San Disk Extreme IV CF-cards 8-16 Gb
Rechargable Nikon Li-ion battery packs, kits of Lithium AA batteries for really cold weather.
Camera bags and -backpacks from Tamrac.
Waterproof bags and boxes from Pelican and Ortlieb.

Other equipment:
Tent Hilleberg "Staika". Stands anything, can be put up anywhere.
Tent Hilleberg "Kieron" 4-man. Stands anything, but rooms more people.
Sleeping bag North Face "Goose Down" for ordinary trips.
Sleeping bag North Face "Deep Sleep" for the really cold ones.
Thermarest sleeping mattresses.
Backpack Norröna "Beito". Brings it all.
Arcteryx jacket and pants. All round. All year.
Heavy Duty down parka "SnowGoose Expedition" from Canada Goose. For minus 30 and below.
All underware in Swedish "Wool power". Best I´ve tried.
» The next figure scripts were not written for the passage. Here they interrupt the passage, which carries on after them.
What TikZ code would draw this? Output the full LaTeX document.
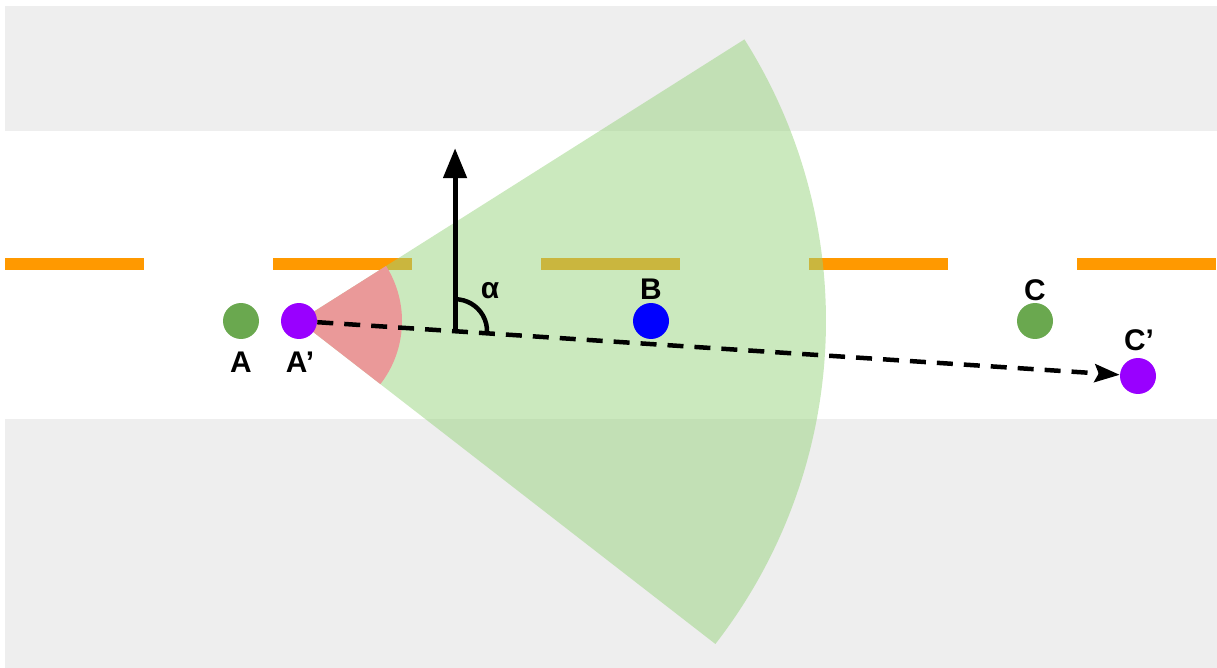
\documentclass[tikz,border=0pt]{standalone}
\usepackage{fontspec}
\setmainfont{Liberation Sans}
\usetikzlibrary{arrows.meta,calc}
\definecolor{roadgray}{RGB}{238,238,238}
\definecolor{laneorange}{RGB}{255,153,0}
\definecolor{fovgreen}{RGB}{151,212,125}
\definecolor{fovred}{RGB}{234,153,153}
\definecolor{cargreen}{RGB}{106,168,79}
\definecolor{carpurple}{RGB}{153,0,255}
\definecolor{carblue}{RGB}{0,0,255}
\begin{document}
\begin{tikzpicture}[
  x=0.02cm, y=-0.02cm,
  car/.style={circle, minimum size=0.72cm, inner sep=0pt},
  lane/.style={laneorange, line width=0.24cm},
  lbl/.style={font=\fontsize{17}{19}\selectfont\bfseries},
  traj/.style={line width=0.09cm, dash pattern=on 0.32cm off 0.22cm, -{Stealth[length=5mm,width=3.6mm,inset=0.8mm]}}
]
\useasboundingbox (0,0) rectangle (1217,668);
% road
\fill[roadgray] (5,6) rectangle (1217,131);
\fill[roadgray] (5,419) rectangle (1217,668);
\foreach \x in {5,273,541,809,1077}
  \draw[lane] (\x,264) -- ++(139,0);
% field of view
\coordinate (eye) at (299,321);
\fill[fovgreen, opacity=0.5] (eye) -- ++(-32.3:527) arc[start angle=-32.3, end angle=37.8, radius=527] -- cycle;
\fill[fovred] (eye) -- ++(-32.3:103) arc[start angle=-32.3, end angle=37.8, radius=103] -- cycle;
% vehicles
\node[car, fill=cargreen] (A) at (241,321) {};
\node[car, fill=carpurple] (Ap) at (eye) {};
\node[car, fill=carblue] (B) at (651,321) {};
\node[car, fill=cargreen] (C) at (1035,321) {};
\node[car, fill=carpurple] (Cp) at (1138,376) {};
\node[lbl] (labA) at (241,362) {A};
\node[lbl] (labAp) at (300,362) {A’};
\node[lbl] (labB) at (651,289) {B};
\node[lbl] (labC) at (1035,290) {C};
\node[lbl] (labCp) at (1139,340) {C’};
% heading and angle
\draw[traj] (Ap) -- (Cp);
\coordinate (base) at ($(Ap.center)!0.186!(Cp.center)$);
\draw[line width=0.1cm, -{Triangle[length=6mm,width=4.6mm]}] (base) -- ++(0,-183) coordinate (head);
\draw[line width=0.09cm] ([shift={(-90:32)}]base) arc[start angle=-90, end angle=3.75, radius=32];
\node[lbl] (alpha) at (490,291) {α};
\end{tikzpicture}
\end{document}
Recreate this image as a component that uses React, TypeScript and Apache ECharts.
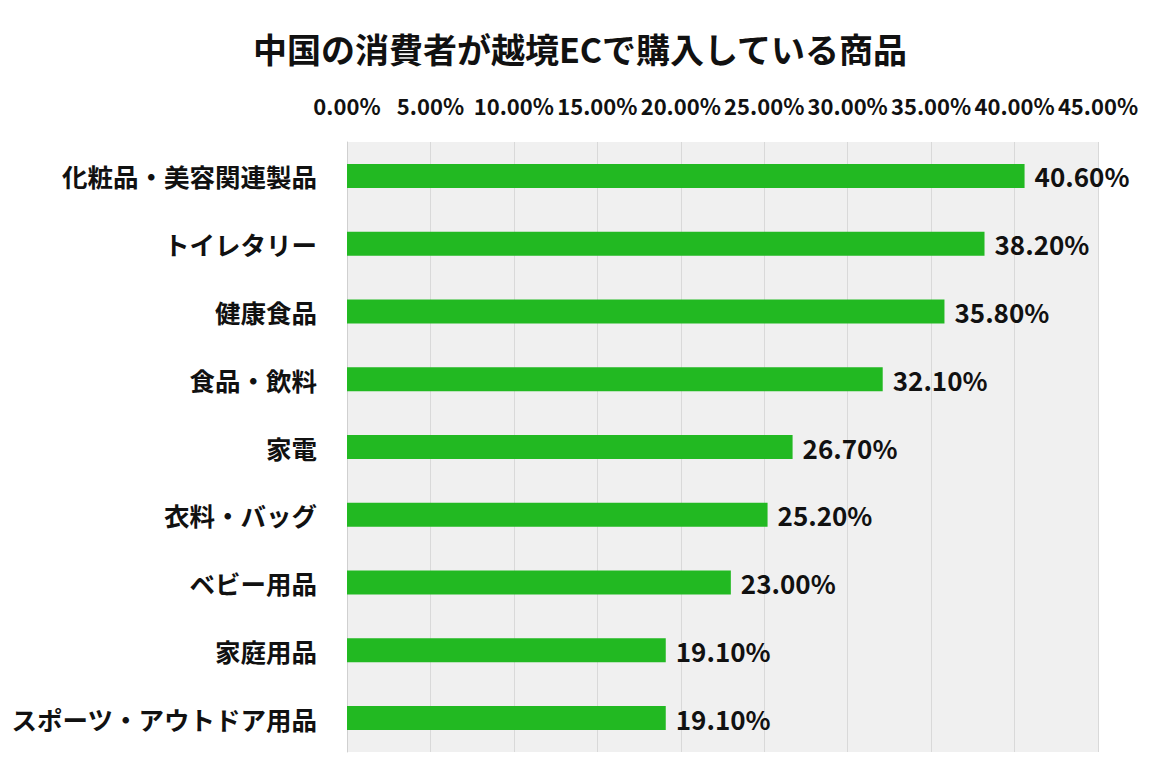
import React, { useEffect, useRef } from "react";
import * as echarts from "echarts";

const titleText = "中国の消費者が越境ECで購入している商品";
const categories = [
  "化粧品・美容関連製品",
  "トイレタリー",
  "健康食品",
  "食品・飲料",
  "家電",
  "衣料・バッグ",
  "ベビー用品",
  "家庭用品",
  "スポーツ・アウトドア用品",
];
const values = [40.6, 38.2, 35.8, 32.1, 26.7, 25.2, 23.0, 19.1, 19.1];
const axisMax = 45;
const axisInterval = 5;

const FONT = "'Noto Sans CJK JP', 'Noto Sans', sans-serif";

export default function App() {
  const ref = useRef<HTMLDivElement>(null);
  useEffect(() => {
    if (!ref.current) return;
    const chart = echarts.init(ref.current, undefined, { renderer: "svg" });
    chart.setOption({
      animation: false,
      backgroundColor: "#ffffff",
      textStyle: { fontFamily: FONT },
      title: {
        text: titleText,
        left: "center",
        top: 18,
        textStyle: { fontFamily: FONT, fontSize: 34, fontWeight: "bold", color: "#111" },
      },
      grid: {
        left: 338,
        right: 54,
        top: 134,
        bottom: 13,
        show: true,
        backgroundColor: "#f0f0f0",
        borderWidth: 0,
      },
      xAxis: {
        type: "value",
        position: "top",
        min: 0,
        max: axisMax,
        interval: axisInterval,
        axisLine: { show: false },
        axisTick: { show: false },
        splitLine: { show: true, lineStyle: { color: "#d9d9d9", width: 1 } },
        axisLabel: {
          fontFamily: FONT,
          fontSize: 22,
          fontWeight: "bold",
          color: "#111",
          margin: 26,
          formatter: (v: number) => v.toFixed(2) + "%",
        },
      },
      yAxis: {
        type: "category",
        data: categories,
        inverse: true,
        axisLine: { show: true, lineStyle: { color: "#d0d0d0", width: 1 } },
        axisTick: { show: false },
        axisLabel: {
          fontFamily: FONT,
          fontSize: 25.5,
          fontWeight: "bold",
          color: "#111",
          margin: 30,
        },
      },
      series: [
        {
          type: "bar",
          data: values,
          barWidth: 24,
          itemStyle: { color: "#22b922" },
          label: {
            show: true,
            position: "right",
            distance: 10,
            fontFamily: FONT,
            fontSize: 26,
            fontWeight: "bold",
            color: "#111",
            formatter: (p: any) => p.value.toFixed(2) + "%",
          },
        },
      ],
    });
    return () => chart.dispose();
  }, []);
  return <div ref={ref} style={{ width: 1144, height: 757 }} />;
}
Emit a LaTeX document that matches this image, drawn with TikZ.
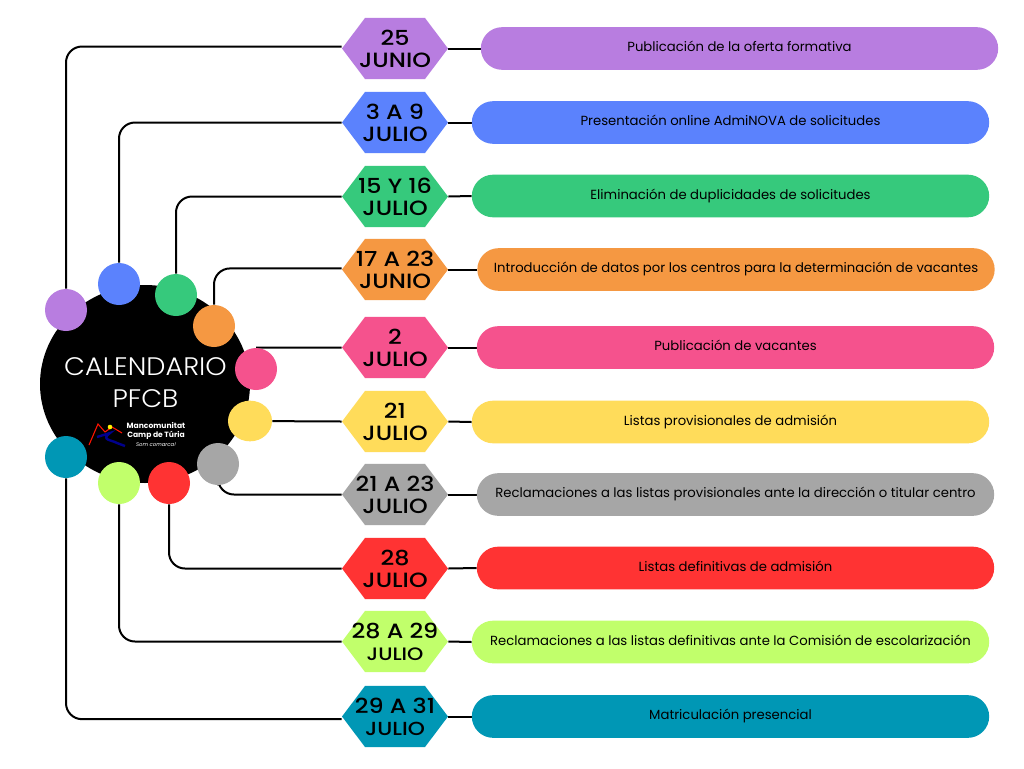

Doesnt even smell when used!
"SOREL Extreme" - Canadian Army Arctic winter mukluk boots. For minus 20 and below.
Hiking boots Le Chameau (long), Gore-Tex.
Nokian felt lined rubber boots. For sleet, wet snow and slush.
Rubber boots "Wildmark". Summer use.
Lundhags felt-lined leather ski boots.
Inuit-kamikks of seal skin and caribou fur, for minus 25 and under.
Pocket flask, type "Jerry Can" with french Cognac, preferably Rémy Martin or Grönstedts Extra.